“Afterimages makes immediate and enduring contributions to scholarship on photojournalism, the representation of violence, and the role of the press in international politics. Kennedy weaves together professional, academic, and public commentary to identify a discourse on photojournalism that has been both guiding practitioners and subject to continual innovation in tandem with the changing nature of American warfare. This is a compelling book.”
— Robert Hariman, Northwestern University
“Afterimages makes a powerful argument for the role that photojournalism has played in affirming the values of liberal democracy in the face of the constant and brutal wars waged by the United States. Kennedy brings to light the strategies and experience of a range of enormously talented photojournalists in the face of danger, apathy, and censorship. Afterimages is riveting in the stories that it tells and insightful in its analysis of the changing worlds of war and photojournalism—it is smart and original, a must read for those concerned with war photography, photojournalism, and US foreign policy over the last fifty years.”
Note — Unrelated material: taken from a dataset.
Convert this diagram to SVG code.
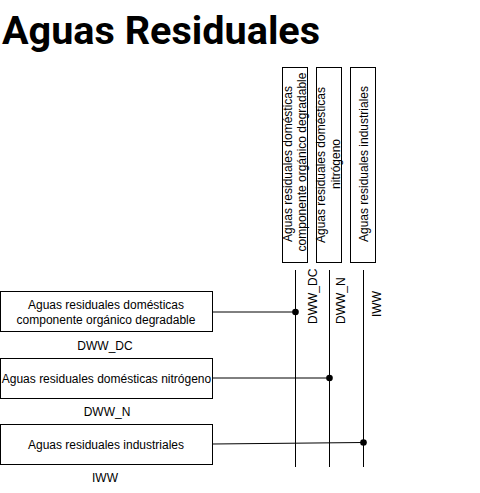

— Marita Sturken, New York University
“Kennedy admirably extends our appreciation for the work of photojournalists such as Philip Jones Griffiths, David Burnett, Gilles Peress, and Susan Meiselas, who document violence and its effects, brought about largely by American foreign policy, in a way that intersects the worlds of art, politics, and the news media. Highly recommended.”
— Choice
“Moving from the Vietnam War to the Homeland Security State, Afterimages examines the work of renowned photojournalists and documentary photographers who have critically sought to reshape their genre. In thinking through their images, Kennedy reflects on broader issues of what the public wants to see and what it chooses not to see. He is in control of his material, moving nimbly from analyzing the composition of particular photographs to indicating their broader cultural significance. By limiting the scope of the inquiry, Kennedy suggests the larger stakes of our changing relationship to photographs as documents of war.”